━━━ Given records ━━━

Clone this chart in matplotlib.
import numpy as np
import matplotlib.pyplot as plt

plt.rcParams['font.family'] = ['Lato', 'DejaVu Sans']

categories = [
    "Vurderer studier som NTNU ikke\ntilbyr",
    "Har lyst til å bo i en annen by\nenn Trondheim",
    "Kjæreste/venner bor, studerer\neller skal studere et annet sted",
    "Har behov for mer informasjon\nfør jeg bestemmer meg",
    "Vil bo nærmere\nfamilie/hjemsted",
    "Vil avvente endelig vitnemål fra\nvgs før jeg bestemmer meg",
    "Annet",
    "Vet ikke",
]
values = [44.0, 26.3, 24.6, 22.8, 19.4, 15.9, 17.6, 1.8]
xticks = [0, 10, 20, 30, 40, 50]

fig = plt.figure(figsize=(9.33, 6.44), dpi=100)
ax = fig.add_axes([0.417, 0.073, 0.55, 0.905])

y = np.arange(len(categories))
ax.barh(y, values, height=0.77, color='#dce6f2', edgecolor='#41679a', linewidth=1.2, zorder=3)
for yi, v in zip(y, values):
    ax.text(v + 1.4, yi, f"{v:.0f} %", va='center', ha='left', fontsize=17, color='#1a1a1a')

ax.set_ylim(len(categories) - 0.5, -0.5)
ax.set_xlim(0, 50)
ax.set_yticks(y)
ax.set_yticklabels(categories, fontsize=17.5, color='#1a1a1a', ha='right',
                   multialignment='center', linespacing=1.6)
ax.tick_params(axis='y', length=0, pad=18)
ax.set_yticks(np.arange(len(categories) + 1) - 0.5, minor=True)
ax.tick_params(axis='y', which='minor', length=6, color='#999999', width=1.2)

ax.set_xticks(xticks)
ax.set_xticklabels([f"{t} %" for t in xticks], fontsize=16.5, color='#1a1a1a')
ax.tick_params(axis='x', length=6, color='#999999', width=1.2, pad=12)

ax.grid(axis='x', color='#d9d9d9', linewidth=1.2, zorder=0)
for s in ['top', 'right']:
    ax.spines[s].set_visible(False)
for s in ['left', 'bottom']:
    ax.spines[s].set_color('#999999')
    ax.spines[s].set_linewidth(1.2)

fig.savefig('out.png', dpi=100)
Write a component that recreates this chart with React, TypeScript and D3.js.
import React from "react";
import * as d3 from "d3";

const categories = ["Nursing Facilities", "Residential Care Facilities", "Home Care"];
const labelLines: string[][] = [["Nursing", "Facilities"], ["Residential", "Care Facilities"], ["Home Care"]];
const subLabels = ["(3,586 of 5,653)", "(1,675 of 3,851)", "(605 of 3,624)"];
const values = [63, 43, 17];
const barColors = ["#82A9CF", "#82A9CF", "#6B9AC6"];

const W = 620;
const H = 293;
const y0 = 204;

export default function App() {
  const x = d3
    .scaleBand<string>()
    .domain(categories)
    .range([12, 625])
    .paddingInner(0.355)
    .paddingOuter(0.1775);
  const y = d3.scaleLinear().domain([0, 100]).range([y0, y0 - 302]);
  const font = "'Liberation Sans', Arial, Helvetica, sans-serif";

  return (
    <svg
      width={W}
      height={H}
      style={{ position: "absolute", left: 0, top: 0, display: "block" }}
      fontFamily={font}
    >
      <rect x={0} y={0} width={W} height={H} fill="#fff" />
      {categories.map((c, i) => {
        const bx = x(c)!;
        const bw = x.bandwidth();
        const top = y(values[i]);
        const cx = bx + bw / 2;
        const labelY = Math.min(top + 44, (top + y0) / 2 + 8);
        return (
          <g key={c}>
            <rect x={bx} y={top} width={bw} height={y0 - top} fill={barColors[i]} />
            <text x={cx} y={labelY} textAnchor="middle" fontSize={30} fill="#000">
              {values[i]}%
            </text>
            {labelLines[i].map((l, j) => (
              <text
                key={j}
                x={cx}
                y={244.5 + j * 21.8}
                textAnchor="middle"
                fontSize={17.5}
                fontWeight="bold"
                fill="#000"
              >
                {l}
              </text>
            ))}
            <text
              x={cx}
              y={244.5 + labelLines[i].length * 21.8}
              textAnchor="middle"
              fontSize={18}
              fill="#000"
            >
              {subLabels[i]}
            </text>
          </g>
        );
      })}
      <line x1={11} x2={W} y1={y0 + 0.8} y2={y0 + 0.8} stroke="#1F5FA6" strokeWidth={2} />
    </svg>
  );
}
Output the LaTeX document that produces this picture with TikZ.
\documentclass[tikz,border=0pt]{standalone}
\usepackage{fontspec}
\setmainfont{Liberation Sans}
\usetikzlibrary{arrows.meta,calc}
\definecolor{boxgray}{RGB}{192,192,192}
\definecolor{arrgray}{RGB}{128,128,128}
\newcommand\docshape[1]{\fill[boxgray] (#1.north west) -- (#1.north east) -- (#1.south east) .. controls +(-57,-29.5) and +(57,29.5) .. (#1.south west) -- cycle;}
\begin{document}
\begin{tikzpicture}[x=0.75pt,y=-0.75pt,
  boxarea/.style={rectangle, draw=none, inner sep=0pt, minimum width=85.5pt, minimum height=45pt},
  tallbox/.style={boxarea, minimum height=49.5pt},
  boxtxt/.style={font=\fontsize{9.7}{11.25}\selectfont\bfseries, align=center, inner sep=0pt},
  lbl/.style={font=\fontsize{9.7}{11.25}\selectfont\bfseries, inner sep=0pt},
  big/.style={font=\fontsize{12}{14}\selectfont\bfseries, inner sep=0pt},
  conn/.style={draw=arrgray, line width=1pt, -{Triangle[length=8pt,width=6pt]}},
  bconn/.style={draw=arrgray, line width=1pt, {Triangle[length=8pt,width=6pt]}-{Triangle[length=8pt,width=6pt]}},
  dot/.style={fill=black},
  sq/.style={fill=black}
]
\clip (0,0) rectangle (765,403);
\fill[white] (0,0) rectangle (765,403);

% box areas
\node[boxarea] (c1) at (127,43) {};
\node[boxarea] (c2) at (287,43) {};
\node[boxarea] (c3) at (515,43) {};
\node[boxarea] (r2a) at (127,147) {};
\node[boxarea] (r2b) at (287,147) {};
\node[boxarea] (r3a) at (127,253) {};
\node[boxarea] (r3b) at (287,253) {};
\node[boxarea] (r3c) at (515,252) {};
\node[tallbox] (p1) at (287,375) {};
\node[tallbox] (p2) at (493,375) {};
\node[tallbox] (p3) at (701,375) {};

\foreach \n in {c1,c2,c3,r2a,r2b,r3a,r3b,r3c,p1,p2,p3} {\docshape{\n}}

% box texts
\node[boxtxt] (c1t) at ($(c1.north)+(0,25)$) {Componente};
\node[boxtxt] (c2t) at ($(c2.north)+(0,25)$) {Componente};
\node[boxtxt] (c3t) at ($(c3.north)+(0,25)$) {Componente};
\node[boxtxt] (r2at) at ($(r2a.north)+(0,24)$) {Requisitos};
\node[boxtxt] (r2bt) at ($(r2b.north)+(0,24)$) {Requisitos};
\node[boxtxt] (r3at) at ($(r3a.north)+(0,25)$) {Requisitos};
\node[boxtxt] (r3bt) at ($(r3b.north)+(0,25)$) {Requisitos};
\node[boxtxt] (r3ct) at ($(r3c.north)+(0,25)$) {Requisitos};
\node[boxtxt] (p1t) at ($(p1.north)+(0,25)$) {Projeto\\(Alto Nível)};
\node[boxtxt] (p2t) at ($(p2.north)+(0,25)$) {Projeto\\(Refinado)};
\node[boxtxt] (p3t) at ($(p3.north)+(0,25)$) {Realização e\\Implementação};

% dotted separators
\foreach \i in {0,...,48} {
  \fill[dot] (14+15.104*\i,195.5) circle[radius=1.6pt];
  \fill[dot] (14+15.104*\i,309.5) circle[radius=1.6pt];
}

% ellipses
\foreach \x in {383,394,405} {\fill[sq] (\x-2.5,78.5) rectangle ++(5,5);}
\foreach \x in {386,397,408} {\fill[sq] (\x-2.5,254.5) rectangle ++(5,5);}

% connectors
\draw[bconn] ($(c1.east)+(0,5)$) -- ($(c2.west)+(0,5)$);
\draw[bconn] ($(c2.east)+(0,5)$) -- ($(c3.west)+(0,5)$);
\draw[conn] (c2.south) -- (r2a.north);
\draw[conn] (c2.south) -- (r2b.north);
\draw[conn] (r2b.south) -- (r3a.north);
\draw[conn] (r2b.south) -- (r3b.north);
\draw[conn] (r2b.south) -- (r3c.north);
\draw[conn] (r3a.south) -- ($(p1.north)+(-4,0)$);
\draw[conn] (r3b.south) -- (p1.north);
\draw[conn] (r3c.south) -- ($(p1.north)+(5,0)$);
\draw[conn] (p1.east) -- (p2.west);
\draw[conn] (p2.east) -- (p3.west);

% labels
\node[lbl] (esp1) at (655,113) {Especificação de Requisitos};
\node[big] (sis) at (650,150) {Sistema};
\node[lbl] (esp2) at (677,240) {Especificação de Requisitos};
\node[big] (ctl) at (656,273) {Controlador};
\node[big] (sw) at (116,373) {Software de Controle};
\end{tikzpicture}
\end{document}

━━━

Short exercise:
Only the lines from the one containing "Write a component" through the one containing "import * as" are to be reproduced, exactly as they appear.

Written solution:
Write a component that recreates this chart with React, TypeScript and D3.js.
import React from "react";
import * as d3 from "d3";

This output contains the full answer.